Текст: Ольга Штраус/РГ, Санкт-Петербург
Фото предоставлены пресс-службой театра
Подзаголовком постановки режиссер Леонид Алимов вынес слова - «житие праведницы в одном действии». Явно напоминая тем самым, что сам автор когда-то назвал этот рассказ «Не стоит село без праведников». Рассказ был опубликован в 1963 году в «Новом мире», однако редактор журнала Александр Твардовский посоветовал автору название сменить и время действия этого рассказа — полностью автобиографичного — перенести из 1956 в 1953 год. Понятно, почему: ужасы деревенского быта в таком случае можно было списать на умершего вождя. Да и вообще в литературе 60-х воцарялась уже другая интонация — светлая, молодежная, импрессионистичная интонация «оттепели». Солженицынский взгляд на послевоенную деревню в нее явно не вписывался.
Позднее почти общепринятым стало мнение, что именно с этого рассказа в советской литературе начался период «деревенской прозы». А для Солженицына небольшой по объему и камерный по тематике «Матренин двор» - всего лишь одно из ответвлений его грандиозного таланта, сосредоточенного, в сущности, на иных, планетарного масштаба проблемах — свободы и ответственности, бытия и невозможности существования человека в заданном ему режиме…
Однако спектакль Алимова выявил одну немаловажную вещь: «Матренин двор», как капля воды, отразил всю суть проблематики главных произведений Солженицына — исследование жизни человека в аду, житие там, где жить нельзя. Ведь и «Архипелаг Гулаг» нарезан кругами наподобие дантова Ада. Имеется и отдельный роман «В круге первом». Да и «Красное колесо» ассоциируется с инструментом кровавой казни – колесованием. А тому, как человек выбирается из промежутка между бытием и инобытием, посвящена повесть «Раковый корпус».
Спектакль «Матренин двор» повествует нам о том же: жить в поселке с «мертвым» названием Торфопродукт — нельзя, невозможно
(кстати, торф — это тоже останки живых растений). Но в поселок под названием Высокое Поле нашему герою путь заказан...
На сцене — два огромных, серых, вытянутых параллепипеда, брошенных друг на друга — то ли поваленный крест, то ли развалившиеся бревна деревенской избы. Перед ними — горка угольного шлака. В него бросают горстки земли односельчане на похоронах Матрены, в нем прячут, как в схроне, бутылки с самогоном — единственной валютой, доступной в послевоенной деревне, из него же Матрена (Нелли Попова) достает белые чурбачки, похожие на заготовки «матрешек» - так вспоминает она своих умерших во младенчестве деточек.

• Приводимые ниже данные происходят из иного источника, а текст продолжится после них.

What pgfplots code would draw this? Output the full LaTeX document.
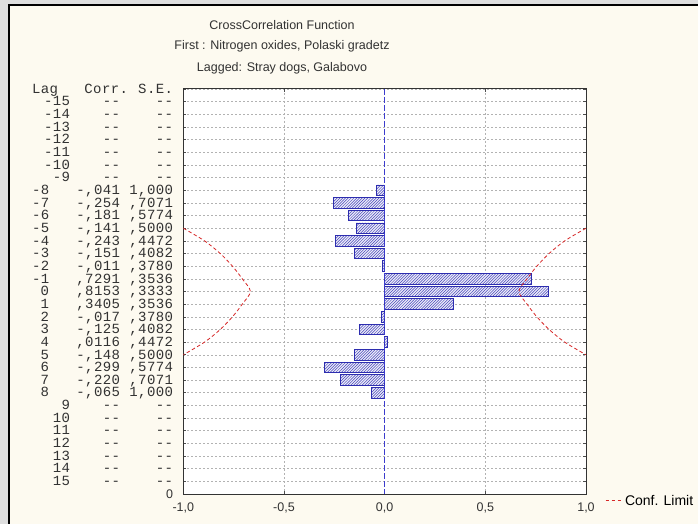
\documentclass[border=0pt]{standalone}
\usepackage{fontspec}
\setmainfont{Liberation Sans}
\newfontfamily\monofont{Liberation Mono}[LetterSpace=3]
\usepackage{pgfplots}
\pgfplotsset{compat=1.18}
\usetikzlibrary{patterns}
\pgfdeclarepatternformonly{dhatch}{\pgfqpoint{-1pt}{-1pt}}{\pgfqpoint{4pt}{4pt}}{\pgfqpoint{2.8pt}{2.8pt}}{%
  \pgfsetlinewidth{0.5pt}\pgfpathmoveto{\pgfqpoint{0pt}{0pt}}\pgfpathlineto{\pgfqpoint{2.9pt}{2.9pt}}\pgfusepath{stroke}}
\definecolor{bg}{RGB}{253,250,240}
\definecolor{barblue}{RGB}{45,45,175}
\definecolor{barfill}{RGB}{238,238,250}
\definecolor{hatch}{RGB}{70,70,185}
\definecolor{zeroblue}{RGB}{60,60,205}
\definecolor{conf}{RGB}{215,40,40}
\definecolor{frameg}{RGB}{222,222,222}
\definecolor{txt}{RGB}{50,50,50}
\newcommand\mf{\monofont\fontsize{14bp}{14bp}\selectfont}
\newcommand\rowN[3]{{\mf\makebox[38bp][l]{#1}\makebox[50bp][r]{#2}\makebox[53bp][r]{#3}}}
\newcommand\rowE[1]{{\mf\makebox[38bp][r]{#1}\makebox[50bp][r]{-{}-}\makebox[53bp][r]{-{}-}}}
\newcommand\hdr{{\mf\makebox[38bp][l]{Lag}\makebox[58bp][r]{Corr.}\makebox[45bp][r]{S.E.}}}
\begin{document}
\begin{tikzpicture}[x=1bp,y=1bp]
\path[use as bounding box] (0,0) rectangle (698,524);
\fill[frameg] (0,0) rectangle (698,524);
\fill[bg] (9,0) rectangle (698,519);
\draw[black, line width=1.3bp] (9,0) -- (9,519) -- (698,519);
\node[font=\fontsize{12.5bp}{13bp}\selectfont, text=txt] at (282,499) {CrossCorrelation Function};
\node[font=\fontsize{12.5bp}{13bp}\selectfont, text=txt] at (282,478) {First : Nitrogen oxides, Polaski gradetz};
\node[font=\fontsize{12.5bp}{13bp}\selectfont, text=txt] at (282,456) {Lagged: Stray dogs, Galabovo};
\begin{axis}[
  at={(183.3bp,30bp)}, anchor=south west, scale only axis,
  width=402.7bp, height=405bp,
  xmin=-1, xmax=1, ymin=-16, ymax=16, y dir=reverse,
  axis background/.style={fill=white},
  xtick={-1,-0.5,0,0.5,1},
  xticklabels={{-1,0},{-0,5},{0,0},{0,5},{1,0}},
  ytick={-16,-15,...,16},
  yticklabels={
    {\hdr},
    {\rowE{-15}},{\rowE{-14}},{\rowE{-13}},{\rowE{-12}},{\rowE{-11}},{\rowE{-10}},{\rowE{-9}},
    {\rowN{-8}{-,041}{1,000}},
    {\rowN{-7}{-,254}{,7071}},
    {\rowN{-6}{-,181}{,5774}},
    {\rowN{-5}{-,141}{,5000}},
    {\rowN{-4}{-,243}{,4472}},
    {\rowN{-3}{-,151}{,4082}},
    {\rowN{-2}{-,011}{,3780}},
    {\rowN{-1}{,7291}{,3536}},
    {\rowN{\hphantom{-}0}{,8153}{,3333}},
    {\rowN{\hphantom{-}1}{,3405}{,3536}},
    {\rowN{\hphantom{-}2}{-,017}{,3780}},
    {\rowN{\hphantom{-}3}{-,125}{,4082}},
    {\rowN{\hphantom{-}4}{,0116}{,4472}},
    {\rowN{\hphantom{-}5}{-,148}{,5000}},
    {\rowN{\hphantom{-}6}{-,299}{,5774}},
    {\rowN{\hphantom{-}7}{-,220}{,7071}},
    {\rowN{\hphantom{-}8}{-,065}{1,000}},
    {\rowE{9}},{\rowE{10}},{\rowE{11}},{\rowE{12}},{\rowE{13}},{\rowE{14}},{\rowE{15}},
    {\makebox[141bp][r]{\fontsize{12.5bp}{13bp}\selectfont 0}}
  },
  yticklabel style={anchor=east, inner sep=0pt, xshift=-10bp, text height=8.5bp, text depth=0bp, text=txt},
  xticklabel style={font=\fontsize{12.5bp}{13bp}\selectfont, text=txt, inner sep=0pt, yshift=-9bp},
  tick align=inside, major tick length=3bp,
  tick style={black!70, line width=0.6bp},
  xmajorgrids, ymajorgrids,
  grid style={black!30, dash pattern=on 2bp off 2bp, line width=0.5bp},
  axis line style={black!80, line width=1bp},
  legend style={at={(1,0)}, anchor=west, xshift=19bp, yshift=-6.7bp,
    draw=none, fill=none, inner sep=0pt,
    font=\fontsize{14bp}{14bp}\selectfont,
    /tikz/every even column/.append style={column sep=9bp}},
  legend image code/.code={\draw[#1] (0bp,0bp) -- (17bp,0bp);},
]
\addplot[xbar, bar width=10.5bp, draw=barblue, line width=0.9bp,
  fill=barfill, postaction={pattern=dhatch, pattern color=hatch}, forget plot]
  coordinates {
  (-0.041,-8) (-0.254,-7) (-0.181,-6) (-0.141,-5) (-0.243,-4) (-0.151,-3) (-0.011,-2)
  (0.7291,-1) (0.8153,0) (0.3405,1) (-0.017,2) (-0.125,3) (0.0116,4) (-0.148,5)
  (-0.299,6) (-0.220,7) (-0.065,8)};
\addplot[zeroblue, dash pattern=on 6bp off 2bp, line width=1bp, forget plot]
  coordinates {(0,-16) (0,16)};
\addplot[conf, dash pattern=on 3.5bp off 2.5bp, line width=0.8bp, smooth]
  coordinates {(1.0,-5) (0.8944,-4) (0.8165,-3) (0.7559,-2) (0.7071,-1) (0.6667,0)
  (0.7071,1) (0.7559,2) (0.8165,3) (0.8944,4) (1.0,5)};
\addlegendentry{Conf. Limit}
\addplot[conf, dash pattern=on 3.5bp off 2.5bp, line width=0.8bp, smooth, forget plot]
  coordinates {(-1.0,-5) (-0.8944,-4) (-0.8165,-3) (-0.7559,-2) (-0.7071,-1) (-0.6667,0)
  (-0.7071,1) (-0.7559,2) (-0.8165,3) (-0.8944,4) (-1.0,5)};
\end{axis}
\end{tikzpicture}
\end{document}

Спектакль с вполне выразительной сценографией Анвара Гумарова можно было бы назвать насквозь литературным — настолько бережно режиссер и актеры обращаются с текстом Солженицына. И хотя композиционно он выстроен совсем не так, как рассказ, боль писателя, его главные, заветные мысли, а главное — узнаваемая солженицынская интонация, меткое и забавное народное словцо - переданы здесь очень точно.
Два рассказчика, возрастной Автор (Георгий Корольчук) и он же в молодости, Игнатьич (Богдан Гудыменко), повествуют о жизни Матрены: временами — лично наблюдаемой, временами — рассказанной ею самой или ее близкими.
И история драматического замужества — любила одного, да выйти пришлось за другого, и краткие жизни умирающих один за другим Матрениных детей, и ее отношения с родней и односельчанами предстают перед нами унылой чередой трагических эпизодов. Да случались ли в этой адской жизни хоть какие-то просветы?
Авторы спектакля вслед за автором рассказа показывают: случались. Режиссер сумел вытащить из этого повествования даже комические линии. Невозможно не усмехнуться, увидав административный раж чиновницы наробраза (Светлана Слижикова) или суетливую побежку баб, вынужденных воровать торф для личного подворья.
Но все даже смешные эпизоды оборачиваются трагикомедией — не бывает в аду чистой, беспримесной радости.
Впрочем, исполнительница главной роли отнюдь не педалирует истовую жертвенность Матрены. Главная черта этого характера - скорее простодушие, все поглощающая нерасчетливая, даже глуповатая порой искренность. Трогательный и убедительный образ. Видимо, только такие великомученики способны вынести все испытания, что уготавливает им адское бытие.
Серо-черно-коричневый колорит спектакля оживляют разве что кадры киноэкрана на заднике сцены: светлые березы, уходящие вдаль солдатские эшелоны. А в финале — красный крест железнодорожного семафора. И он тоже символичен. «А по бокам-то все косточки русские», как сказал по другому поводу другой наш классик. Впрочем, разве так уж разнились их темы?